• _Given problem_
Retype exactly what runs from the first line of the data to the line with "const OFF = 4;", keeping both of those lines and skipping pictures.

>> begin Source data

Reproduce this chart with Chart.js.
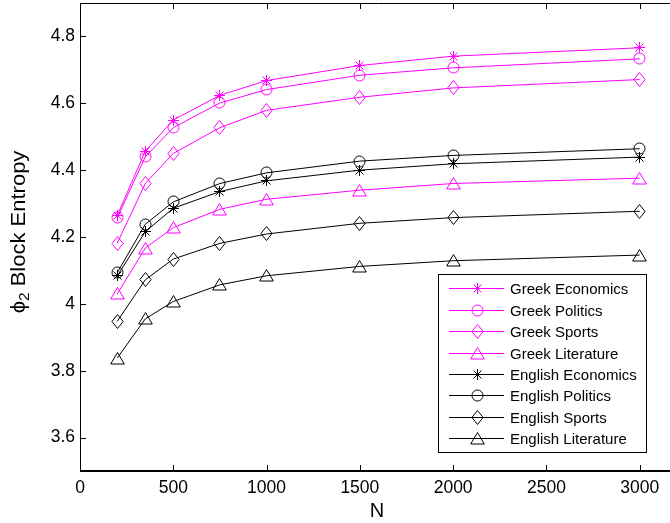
<!DOCTYPE html>
<html><head><meta charset="utf-8">
<script src="https://cdn.jsdelivr.net/npm/chart.js@4.4.1/dist/chart.umd.min.js"></script>
<style>html,body{margin:0;padding:0;background:#fff;overflow:hidden;width:670px;height:523px}canvas{display:block;margin-top:-4px}</style>
</head><body><canvas id="c" width="690" height="527"></canvas>
<script>
const N = [200, 350, 500, 750, 1000, 1500, 2000, 3000];
const greekEconomics    = [4.265, 4.457, 4.550, 4.624, 4.668, 4.713, 4.741, 4.766];
const greekPolitics     = [4.258, 4.440, 4.527, 4.601, 4.641, 4.684, 4.706, 4.733];
const greekSports       = [4.182, 4.360, 4.450, 4.527, 4.579, 4.618, 4.646, 4.671];
const greekLiterature   = [4.030, 4.167, 4.228, 4.283, 4.313, 4.340, 4.360, 4.376];
const englishEconomics  = [4.084, 4.216, 4.286, 4.336, 4.368, 4.400, 4.419, 4.439];
const englishPolitics   = [4.094, 4.238, 4.305, 4.360, 4.392, 4.427, 4.444, 4.464];
const englishSports     = [3.948, 4.072, 4.134, 4.181, 4.209, 4.241, 4.258, 4.277];
const englishLiterature = [3.838, 3.955, 4.007, 4.057, 4.084, 4.112, 4.129, 4.146];
const seriesLabels = ["Greek Economics","Greek Politics","Greek Sports","Greek Literature",
                      "English Economics","English Politics","English Sports","English Literature"];
const xTicks = [0, 500, 1000, 1500, 2000, 2500, 3000];
const yTicks = [3.6, 3.8, 4, 4.2, 4.4, 4.6, 4.8];
const xTitle = "N";
const yTitleSymbol = "ϕ", yTitleSub = "2", yTitleRest = " Block Entropy";

const FONT = '"Liberation Sans", Arial, Helvetica, sans-serif';
const MAG = '#ff00ff', BLK = '#000000';
const OFF = 4; // canvas is shifted up by this many pixels

function makeMarker(type, color){
  const s = 19, c = s/2;
  const cv = document.createElement('canvas'); cv.width = s; cv.height = s;
  const g = cv.getContext('2d');
  g.strokeStyle = color; g.lineWidth = 1; g.beginPath();
  if (type === 'star'){
    g.moveTo(c, c-5.5); g.lineTo(c, c+5.5);
    g.moveTo(c-5.5, c); g.lineTo(c+5.5, c);
    g.moveTo(c-4, c-4); g.lineTo(c+4, c+4);
    g.moveTo(c-4, c+4); g.lineTo(c+4, c-4);
  } else if (type === 'circle'){
    g.arc(c, c, 5.5, 0, Math.PI*2);
  } else if (type === 'diamond'){
    g.moveTo(c, c-7); g.lineTo(c+5.6, c); g.lineTo(c, c+7); g.lineTo(c-5.6, c); g.closePath();
  } else {
    g.moveTo(c, c-6); g.lineTo(c+6.8, c+5.5); g.lineTo(c-6.8, c+5.5); g.closePath();
  }
  g.stroke();
  return cv;
}

const seriesData = [greekEconomics, greekPolitics, greekSports, greekLiterature,
                    englishEconomics, englishPolitics, englishSports, englishLiterature];
const markerTypes = ['star','circle','diamond','triangle','star','circle','diamond','triangle'];
const colors = [MAG, MAG, MAG, MAG, BLK, BLK, BLK, BLK];

const datasets = seriesData.map((arr, i) => {
  const m = makeMarker(markerTypes[i], colors[i]);
  return {
    label: seriesLabels[i],
    data: arr.map((v, j) => ({x: N[j], y: v})),
    borderColor: colors[i], backgroundColor: colors[i],
    borderWidth: 1, pointStyle: m, pointRadius: 6, pointHoverRadius: 6,
    tension: 0, fill: false, clip: false, _marker: m
  };
});

function line(ctx, x1, y1, x2, y2){ ctx.beginPath(); ctx.moveTo(x1,y1); ctx.lineTo(x2,y2); ctx.stroke(); }

const crisp = {
  id: 'crisp',
  beforeDatasetsDraw(chart){ chart.ctx.save(); chart.ctx.imageSmoothingEnabled = false; },
  afterDatasetsDraw(chart){ chart.ctx.restore(); }
};

const decor = {
  id: 'decor',
  afterDraw(chart){
    const {ctx, chartArea: a, scales: {x, y}} = chart;
    ctx.save();
    ctx.strokeStyle = '#000';
    ctx.lineWidth = 1;
    line(ctx, a.left, a.top + 0.5, a.right, a.top + 0.5);
    line(ctx, a.left + 0.5, a.top, a.left + 0.5, a.bottom);
    ctx.lineWidth = 2;
    line(ctx, a.left, a.bottom, a.right, a.bottom);
    ctx.lineWidth = 1;
    xTicks.forEach(v => {
      const px = Math.round(x.getPixelForValue(v)) + 0.5;
      line(ctx, px, a.bottom, px, a.bottom - 6);
      line(ctx, px, a.top, px, a.top + 6);
    });
    yTicks.forEach(v => {
      const py = Math.round(y.getPixelForValue(v)) + 0.5;
      line(ctx, a.left, py, a.left + 6, py);
    });

    // y title with subscript
    ctx.save();
    ctx.translate(19, 232 + OFF);
    ctx.rotate(-Math.PI / 2);
    ctx.scale(1.1, 1);
    ctx.fillStyle = '#000';
    ctx.textBaseline = 'middle';
    const f1 = '20px ' + FONT, f2 = '14px ' + FONT;
    ctx.font = f1; const w1 = ctx.measureText(yTitleSymbol).width, w3 = ctx.measureText(yTitleRest).width;
    ctx.font = f2; const w2 = ctx.measureText(yTitleSub).width;
    let cx = -(w1 + w2 + w3) / 2;
    ctx.textAlign = 'left';
    ctx.font = f1; ctx.fillText(yTitleSymbol, cx, 0); cx += w1;
    ctx.font = f2; ctx.fillText(yTitleSub, cx, 6); cx += w2;
    ctx.font = f1; ctx.fillText(yTitleRest, cx, 0);
    ctx.restore();

    // x title
    ctx.fillStyle = '#000';
    ctx.font = '20px ' + FONT;
    ctx.textAlign = 'center'; ctx.textBaseline = 'middle';
    ctx.fillText(xTitle, 377, 511 + OFF);

    // legend
    const L = 438.5, T = 274.5 + OFF, R = 646.5, B = 452.5 + OFF;
    ctx.fillStyle = '#fff';
    ctx.fillRect(L, T, R - L, B - T);
    ctx.strokeStyle = '#000'; ctx.lineWidth = 1;
    ctx.strokeRect(L, T, R - L, B - T);
    ctx.font = '15px ' + FONT;
    ctx.textAlign = 'left'; ctx.textBaseline = 'middle';
    ctx.imageSmoothingEnabled = false;
    chart.data.datasets.forEach((ds, i) => {
      const ry = Math.round(288.3 + OFF + i * 21.43) + 0.5;
      ctx.strokeStyle = ds.borderColor; ctx.lineWidth = 1;
      line(ctx, 449, ry, 504, ry);
      const m = ds._marker;
      ctx.drawImage(m, Math.round(477 - m.width / 2), Math.round(ry - m.height / 2));
      ctx.fillStyle = '#000';
      ctx.fillText(ds.label, 510, ry + 1);
    });
    ctx.restore();
  }
};

new Chart(document.getElementById('c'), {
  type: 'line',
  data: { datasets },
  options: {
    responsive: false, animation: false, devicePixelRatio: 1,
    layout: { padding: { left: 0, top: 1, right: 13, bottom: 0 } },
    plugins: { legend: { display: false }, tooltip: { enabled: false } },
    scales: {
      x: {
        type: 'linear', min: 0, max: 3200,
        afterBuildTicks: s => { s.ticks = xTicks.map(v => ({value: v})); },
        afterFit: s => { s.height = 52; s.paddingLeft = 0; s.paddingRight = 0; },
        grid: { display: false, drawTicks: false }, border: { display: false },
        ticks: { font: { size: 17.5, family: FONT }, color: '#000', padding: 7, maxRotation: 0, autoSkip: false,
                 callback: v => String(v) }
      },
      y: {
        type: 'linear', min: 3.5, max: 4.9,
        afterBuildTicks: s => { s.ticks = yTicks.map(v => ({value: v})); },
        afterFit: s => { s.width = 80; s.paddingTop = 0; s.paddingBottom = 0; },
        grid: { display: false, drawTicks: false }, border: { display: false },
        ticks: { font: { size: 17.5, family: FONT }, color: '#000', padding: 5, autoSkip: false,
                 callback: v => String(v) }
      }
    }
  },
  plugins: [crisp, decor]
});
</script>
</body></html>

>> end Source data

• _Response to this exercise_
Reproduce this chart with Chart.js.
<!DOCTYPE html>
<html><head><meta charset="utf-8">
<script src="https://cdn.jsdelivr.net/npm/chart.js@4.4.1/dist/chart.umd.min.js"></script>
<style>html,body{margin:0;padding:0;background:#fff;overflow:hidden;width:670px;height:523px}canvas{display:block;margin-top:-4px}</style>
</head><body><canvas id="c" width="690" height="527"></canvas>
<script>
const N = [200, 350, 500, 750, 1000, 1500, 2000, 3000];
const greekEconomics    = [4.265, 4.457, 4.550, 4.624, 4.668, 4.713, 4.741, 4.766];
const greekPolitics     = [4.258, 4.440, 4.527, 4.601, 4.641, 4.684, 4.706, 4.733];
const greekSports       = [4.182, 4.360, 4.450, 4.527, 4.579, 4.618, 4.646, 4.671];
const greekLiterature   = [4.030, 4.167, 4.228, 4.283, 4.313, 4.340, 4.360, 4.376];
const englishEconomics  = [4.084, 4.216, 4.286, 4.336, 4.368, 4.400, 4.419, 4.439];
const englishPolitics   = [4.094, 4.238, 4.305, 4.360, 4.392, 4.427, 4.444, 4.464];
const englishSports     = [3.948, 4.072, 4.134, 4.181, 4.209, 4.241, 4.258, 4.277];
const englishLiterature = [3.838, 3.955, 4.007, 4.057, 4.084, 4.112, 4.129, 4.146];
const seriesLabels = ["Greek Economics","Greek Politics","Greek Sports","Greek Literature",
                      "English Economics","English Politics","English Sports","English Literature"];
const xTicks = [0, 500, 1000, 1500, 2000, 2500, 3000];
const yTicks = [3.6, 3.8, 4, 4.2, 4.4, 4.6, 4.8];
const xTitle = "N";
const yTitleSymbol = "ϕ", yTitleSub = "2", yTitleRest = " Block Entropy";

const FONT = '"Liberation Sans", Arial, Helvetica, sans-serif';
const MAG = '#ff00ff', BLK = '#000000';
const OFF = 4; // canvas is shifted up by this many pixels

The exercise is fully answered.